Discipline in Trading

Simply stated, trading is a lot harder than it looks. You can study all the books, pay homage to all the market gurus, and still fail to profit when it’s time to risk your capital. Or someones elses capital – thats even worse. Ironically, mastering the most advanced trading strategies is the easiest part of your job. Applying those skills in a stomach-wrenching tape is far more difficult.

In reality, most traders crash and burn because of a lack of discipline rather than a lack of knowledge. Internalizing this single piece of wisdom will become your greatest obstacle in profiting from speculation

    1. Honor your stops. Stops force you to think about the price where you screwed up and need to get out of the market. In truth, every position will go where it wants to go, despite your best hopes and wishes. And even perfect trade setups will fail regularly for no good reason. The bottom line: Traders aren’t investors, so stop acting like one.  🙂  (Yes that’s something I need to stick to my head)
    2. Have a trading plan and follow it. What exactly are you trying to accomplish with the stock you sold short today? You’re in extreme danger if you don’t know the answer before you take the risk. So outline your strategy beforehand and then stick with it.
    3. Trade small, smaller and smallest. Leave big lots to the market professionals. Big risk blinds us to the big picture, because it becomes more important than the great pattern or setup we’re using to make money. Taking smaller positions gives you greater control over the time element. The failure to control the time element is the single biggest reason why traders lose money.
    4. Learn to hit singles before swinging for the fences. Forget your unrealistic profit goals and just concentrate on taking a few bucks out of the market each day. Want to know a secret? This one piece of advice builds discipline and profits faster than attending a dozen trading seminars .

Yup, those are the points I know very well but as realized today found uite hard to follow. Trading with my own money – I can take it easy. Once its on trading account – my money becomes something Virtual Something I dont own – for me. So seeing those red “loss” number getting bigger and bigger dont freak me out.  But what I have learned –  when someone trusts me his money to trade with I loose all my rationalism. I would become driven by success … trading smaller amounts?

Yeah right but if those small amounts profited me 70 dollars with just 30 minutes (while I was at my lunch break) – I automatically got driven by success and inserted multiple more deals – yes thats not the “bad point” yet. The big mistake happened when I stayed watching how it goes….
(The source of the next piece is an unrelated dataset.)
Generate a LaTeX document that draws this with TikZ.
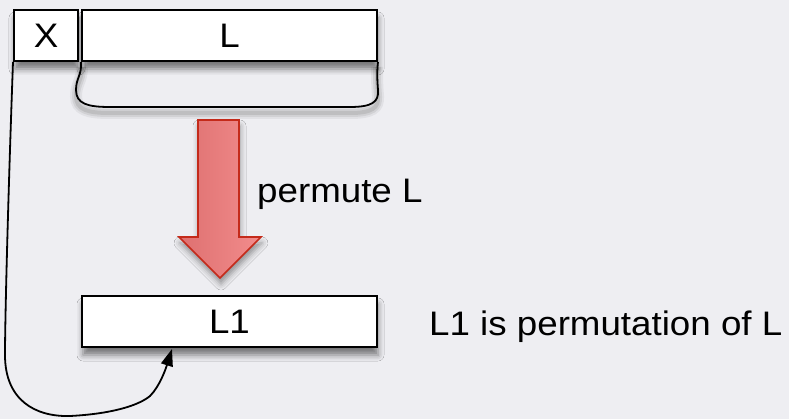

How did it went then…well at first nothing happened – that’s not what I was after, so I started bringin my buying prices closer and closer to where market was at that point -until “Purchase” got done and the options were bought….I had insrted my loss points according to the volatility of commodity I was trading with – but staring at those scary RED numbers indicating loss getting bigger and bigger I panicked.

I was loosing SOMEONES money – I had to stop it….and I sold position Before it reached my stop point – later having had look back to it – I should have not done it, cos BEFORE my stop-loss point reached the commodity index changed direction and would have brought me nice profit, if only I had not panicked and soled the position in order to cut the loss.

Well at one point after some time having cutting deals foolishly trying to save “the trade” I had lost half of the money I had put in. Would have been good point to stop for that day but I was too much desperate to earn the lost money back and give some nice “trading summary” in the end of the day so  I did not stop. I continued. Until I had just 15 dollars left on the trading account. Thats when I relized there is nothing much that can be done.

I inserted some limit orders for night and went to sleep. That was one of the best decision I made yesterday as when I woke up some deals had closed at night and amount on trading account had grown to 35. Yeah I had some hope again – maybe everything is still not gone?

Well it was….cos again I stayed online staring at the numbers and lost everything.

What did I learn from all this?

1) Dont stare at the numbers, turst your stop-and loss points and relax.

2) Dont trade for someone. Its way much more scary and defeintely not worth the stress.

3) In whatever situation -WHATEVER situation, follow those damn  point brought above ! Damn it!